Every TCP socket has a send buffer and we can
change the size of this buffer with the SO_SNDBUF socket
option (Section 7.5). When
an application calls write, the kernel copies all the data
from the application buffer into the socket send buffer. If there
is insufficient room in the socket buffer for all the application's
data (either the application buffer is larger than the socket send
buffer, or there is already data in the socket send buffer), the
process is put to sleep. This assumes the normal default of a
blocking socket. (We will talk about nonblocking sockets in
Chapter
16.) The kernel will not return from the write until
the final byte in the application buffer has been copied into the
socket send buffer. Therefore, the successful return from a
write to a TCP socket only tells us that we can reuse our
application buffer. It does not
tell us that either the peer TCP has received the data or that the
peer application has received the data. (We will talk about this
more with the SO_LINGER socket option in Section
7.5.)
TCP takes the data in the socket send buffer and
sends it to the peer TCP based on all the rules of TCP data
transmission (Chapter 19 and 20 of TCPv1). The peer TCP must
acknowledge the data, and as the ACKs arrive from the peer, only
then can our TCP discard the acknowledged data from the socket send
buffer. TCP must keep a copy of our data until it is acknowledged
by the peer.
TCP sends the data to IP in MSS-sized or smaller
chunks, prepending its TCP header to each segment, where the MSS is
the value announced by the peer, or 536 if the peer did not send an
MSS option. IP prepends its header, searches the routing table for
the destination IP address (the matching routing table entry
specifies the outgoing interface), and passes the datagram to the
appropriate datalink. IP might perform fragmentation before passing
the datagram to the datalink, but as we said earlier, one goal of
the MSS option is to try to avoid fragmentation and newer
implementations also use path MTU discovery. Each datalink has an
output queue, and if this queue is full, the packet is discarded
and an error is returned up the protocol stack: from the datalink
to IP and then from IP to TCP. TCP will note this error and try
sending the segment later. The application is not told of this
transient condition.
UDP Output
Figure
2.16 shows what happens when an application writes data to a
UDP socket.
This time, we show the socket send buffer as a
dashed box because it doesn't really exist. A UDP socket has a send
buffer size (which we can change with the SO_SNDBUF socket
option, Section 7.5), but
this is simply an upper limit on the maximum-sized UDP datagram
that can be written to the socket. If an application writes a
datagram larger than the socket send buffer size, EMSGSIZE
is returned. Since UDP is unreliable, it does not need to keep a
copy of the application's data and does not need an actual send
buffer. (The application data is normally copied into a kernel
buffer of some form as it passes down the protocol stack, but this
copy is discarded by the datalink layer after the data is
transmitted.)
UDP simply prepends its 8-byte header and passes
the datagram to IP. IPv4 or IPv6 prepends its header, determines
the outgoing interface by performing the routing function, and then
either adds the datagram to the datalink output queue (if it fits
within the MTU) or fragments the datagram and adds each fragment to
the datalink output queue. If a UDP application sends large
datagrams (say 2,000-byte datagrams), there is a much higher
probability of fragmentation than with TCP, because TCP breaks the
application data into MSS-sized chunks, something that has no
counterpart in UDP.
The successful return from a write to a
UDP socket tells us that either the datagram or all fragments of
the datagram have been added to the datalink output queue. If there
is no room on the queue for the datagram or one of its fragments,
ENOBUFS is often returned to the application.

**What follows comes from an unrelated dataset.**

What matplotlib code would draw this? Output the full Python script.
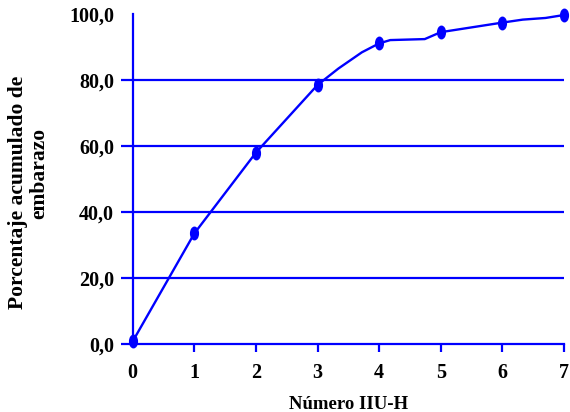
import matplotlib
matplotlib.use('Agg')
from matplotlib import pyplot as plt
from matplotlib.path import Path
from matplotlib.transforms import Affine2D

# marker points (one per whole number of IIU-H)
x_marks = [0, 1, 2, 3, 4, 5, 6, 7]
y_marks = [0.8, 33.5, 58.0, 78.5, 91.1, 94.5, 97.4, 99.7]

# the line also passes through some in-between points
x_line = [0, 1, 2, 3, 3.34, 3.72, 4, 4.18, 4.74, 5, 6, 6.33, 6.7, 7]
y_line = [0.8, 33.5, 58.0, 78.5, 83.5, 88.4, 91.1, 92.1, 92.4, 94.5,
          97.4, 98.3, 98.8, 99.7]

y_ticks = [0, 20, 40, 60, 80, 100]
y_tick_labels = ['0,0', '20,0', '40,0', '60,0', '80,0', '100,0']
x_ticks = [0, 1, 2, 3, 4, 5, 6, 7]

BLUE = '#0000FF'
plt.rcParams['font.family'] = ['Liberation Serif', 'DejaVu Serif']
plt.rcParams['font.weight'] = 'bold'

fig = plt.figure(figsize=(5.7, 4.12), dpi=100)
ax = fig.add_axes([0.2328, 0.165, 0.7567, 0.801])

# tall ellipse marker
oval = Path.unit_circle().transformed(Affine2D().scale(0.62, 1.0))

for y in y_ticks[1:-1]:
    ax.axhline(y, color=BLUE, lw=1.6, zorder=1)

ax.plot(x_line, y_line, color=BLUE, lw=1.7, zorder=3, clip_on=False)
ax.plot(x_marks, y_marks, linestyle='none', marker=oval, markersize=9,
        color=BLUE, zorder=4, clip_on=False)

ax.set_xlim(0, 7)
ax.set_ylim(0, 100)
ax.set_xticks(x_ticks)
ax.set_yticks(y_ticks)
ax.set_yticklabels(y_tick_labels)

for side in ['top', 'right']:
    ax.spines[side].set_visible(False)
for side in ['left', 'bottom']:
    ax.spines[side].set_color(BLUE)
    ax.spines[side].set_linewidth(1.6)

ax.tick_params(axis='y', direction='out', length=8.5, width=1.6,
               color=BLUE, pad=5, labelsize=14.5)
ax.tick_params(axis='x', direction='out', length=5.8, width=1.6,
               color=BLUE, pad=8, labelsize=14.5)
ax.yaxis.get_major_ticks()[-1].tick1line.set_visible(False)
ax.xaxis.get_major_ticks()[0].tick1line.set_visible(False)

fig.text(0.612, 0.0194, 'Número IIU-H', ha='center', va='center',
         fontsize=13.5, fontweight='bold')
fig.text(0.032, 0.532, 'Porcentaje acumulado de', rotation=90,
         ha='center', va='center', fontsize=15.5, fontweight='bold')
fig.text(0.068, 0.578, 'embarazo', rotation=90,
         ha='center', va='center', fontsize=15.5, fontweight='bold')

fig.savefig('out.png', dpi=100)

Unfortunately, some implementations do not
return this error, giving the application no indication that the
datagram was discarded without even being transmitted.
SCTP Output
Figure
2.17 shows what happens when an application writes data to an
SCTP socket.
SCTP, since it is a reliable protocol like TCP,
has a send buffer. As with TCP, an application can change the size
of this buffer with the SO_SNDBUF socket option (Section
7.5). When the application calls write, the kernel
copies all the data from the application buffer into the socket
send buffer. If there is insufficient room in the socket buffer for
all of the application's data (either the application buffer is
larger than the socket send buffer, or there is already data in the
socket send buffer), the process is put to sleep. This sleeping
assumes the normal default of a blocking socket. (We will talk
about nonblocking sockets in Chapter 16.) The kernel will not
return from the write until the final byte in the
application buffer has been copied into the socket send buffer.
Therefore, the successful return from a write to an SCTP
socket only tells the sender that it can reuse the application
buffer. It does not tell us that
either the peer SCTP has received the data, or that the peer
application has received the data.
SCTP takes the data in the socket send buffer
and sends it to the peer SCTP based on all the rules of SCTP data
transmission (for details of data transfer, see Chapter 5 of
[Stewart and Xie 2001]). The sending SCTP must await a SACK in
which the cumulative acknowledgment point passes the sent data
before that data can be removed from the socket buffer.
|